Однако при столь очевидном сходстве ситуаций, характеров и идей героев особенно наглядно выявляется разница между русским и западным складом личности. Раскольников, едва уверившись в своей идее, сразу бросился утверждать ее преступлением, к которому Жюльен хотя и был бы готов, но никогда не совершил бы без надлежащего повода. Жюльен прежде всего прагматик: он учится, трудится не покладая рук, изобретает тысячу политических ходов для дальнейшей карьеры, работает над собой как актер, хитрит, лицемерит - и достаточно быстро добивается всех поставленных перед собой целей. Раскольников же желает «сразу весь капитал» и считает, что достаточно выдумать теорию, разрешить себе кровь «по совести», чтобы сразу уподобиться Наполеону.
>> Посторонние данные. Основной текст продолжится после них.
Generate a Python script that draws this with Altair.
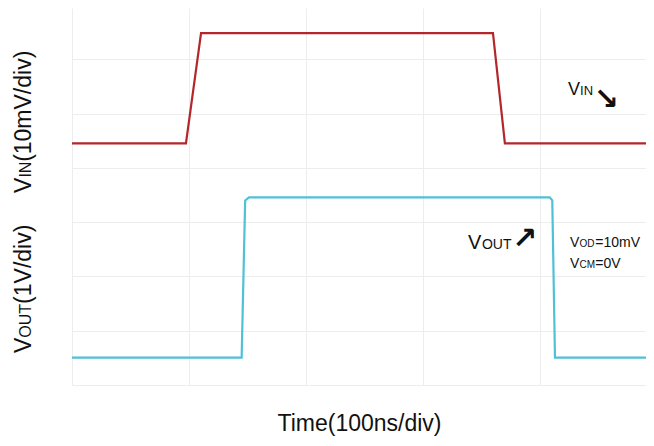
import altair as alt
import pandas as pd

# ---- data (divisions) ----
vin_t = [0.0, 0.974, 1.103, 3.598, 3.70, 4.95]
vin_v = [4.45, 4.45, 6.48, 6.48, 4.45, 4.45]
vout_t = [0.0, 1.45, 1.48, 1.513, 4.083, 4.105, 4.128, 4.95]
vout_v = [0.503, 0.503, 3.40, 3.457, 3.457, 3.40, 0.503, 0.503]

X_MAX = 574 / 117.0
Y_MAX = 377 / 54.29
FONT = "Liberation Sans"

# text pieces: text, x, y, size, angle
lab_text = ["V", "IN", "(10mV/div)", "V", "OUT", "(1V/div)",
            "V", "IN", "V", "OUT",
            "V", "OD", "=10mV", "V", "CM", "=0V"]
lab_x = [-0.35, -0.35, -0.35, -0.35, -0.35, -0.35,
         4.239, 4.342, 3.385, 3.504,
         4.256, 4.337, 4.472, 4.256, 4.337, 4.472]
lab_y = [3.537, 3.82, 4.11, 0.589, 0.871, 1.494,
         5.342, 5.342, 2.505, 2.505,
         2.542, 2.542, 2.542, 2.155, 2.155, 2.155]
lab_size = [23, 16, 23, 23, 16, 23,
            18, 13, 20, 14,
            14, 10, 14, 14, 10, 14]
lab_angle = [270, 270, 270, 270, 270, 270,
             0, 0, 0, 0, 0, 0, 0, 0, 0, 0]

arrow_text = ["↘", "↗"]
arrow_x = [4.564, 3.868]
arrow_y = [5.25, 2.689]

vin = pd.DataFrame({"t": vin_t, "v": vin_v})
vout = pd.DataFrame({"t": vout_t, "v": vout_v})
labs = pd.DataFrame({"text": lab_text, "x": lab_x, "y": lab_y,
                     "size": lab_size, "angle": lab_angle})
arrows = pd.DataFrame({"text": arrow_text, "x": arrow_x, "y": arrow_y})

xs = alt.Scale(domain=[0, X_MAX], nice=False, zero=False)
ys = alt.Scale(domain=[0, Y_MAX], nice=False, zero=False)

GRID = "#ededed"
x_axis = alt.Axis(values=[0, 1, 2, 3, 4], labels=False, ticks=False, domain=False,
                  grid=True, gridColor=GRID, title="Time(100ns/div)",
                  titleFont=FONT, titleFontSize=23, titleFontWeight="normal",
                  titleColor="#111111", titlePadding=27)
y_axis = alt.Axis(values=[0, 1, 2, 3, 4, 5, 6], labels=False, ticks=False, domain=False,
                  grid=True, gridColor=GRID, title=None)

red = alt.Chart(vin).mark_line(color="#b3262b", strokeWidth=2.2).encode(
    x=alt.X("t:Q", scale=xs, axis=x_axis),
    y=alt.Y("v:Q", scale=ys, axis=y_axis),
)
cyan = alt.Chart(vout).mark_line(color="#4fc0d8", strokeWidth=2.2).encode(
    x=alt.X("t:Q", scale=xs, axis=x_axis),
    y=alt.Y("v:Q", scale=ys, axis=y_axis),
)
texts = alt.Chart(labs).mark_text(align="left", baseline="alphabetic", font=FONT,
                                  color="#111111").encode(
    x=alt.X("x:Q", scale=xs, axis=x_axis),
    y=alt.Y("y:Q", scale=ys, axis=y_axis),
    text="text:N",
    size=alt.Size("size:Q", scale=None, legend=None),
    angle=alt.Angle("angle:Q", scale=None, legend=None),
)
arrow_marks = alt.Chart(arrows).mark_text(align="center", baseline="middle",
                                          font="DejaVu Sans", fontWeight="bold",
                                          fontSize=30, color="#111111").encode(
    x=alt.X("x:Q", scale=xs, axis=x_axis),
    y=alt.Y("y:Q", scale=ys, axis=y_axis),
    text="text:N",
)

chart = alt.layer(red, cyan, texts, arrow_marks).properties(
    width=574, height=377,
    autosize=alt.AutoSizeParams(type="none"),
    padding={"left": 64, "top": 0, "right": 0, "bottom": 53},
    background="white",
).configure_view(stroke=None)

chart.save("out.html", embed_options={"renderer": "svg", "actions": False})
Он, наоборот, бросает все повседневные занятия, университет, уроки и целыми неделями лежит в своей тесной комнате, пока не утверждается в мысли совершить преступление – в первую очередь даже не ради денег, а ради утверждения новой идеи. Если Жюльену важно прежде всего сделать карьеру, то Раскольникову – утвердить свое «я» над миром, осознать себя гениальным и провозгласить новую идею – новую мораль, идущую вразрез со христианской (не случайно он сравнивает себя не только с Наполеоном, но и с пророком Магометом). Полюбив Наполеона за романтическую красоту идеала индивидуализма, Раскольников вместе с тем считает «боязнь эстетики первым признаком бессилия» и, решив для себя, что Наполеон не преминул бы в случае надобности убить старуху и полезть к ней за деньгами под кровать, поступает «по примеру авторитета». И здесь он глубоко просчитался, ибо вся сила Наполеона была именно в умении красиво представить любой свой неприглядный поступок. Некрасивость преступления действительно «убила» бы его: великий честолюбец не смог бы уважать себя, потерял честь, которая была его движущей силой. Также и Жюльен Сорель, будучи человеком отнюдь не безупречной нравствености, ни разу не идет на поступок, могущий запятнать честь дворянина. Совершенное им покушение на госпожу де Реналь – гордая месть, после которой все, даже случайно спасшаяся жертва, сохраняют к нему уважение.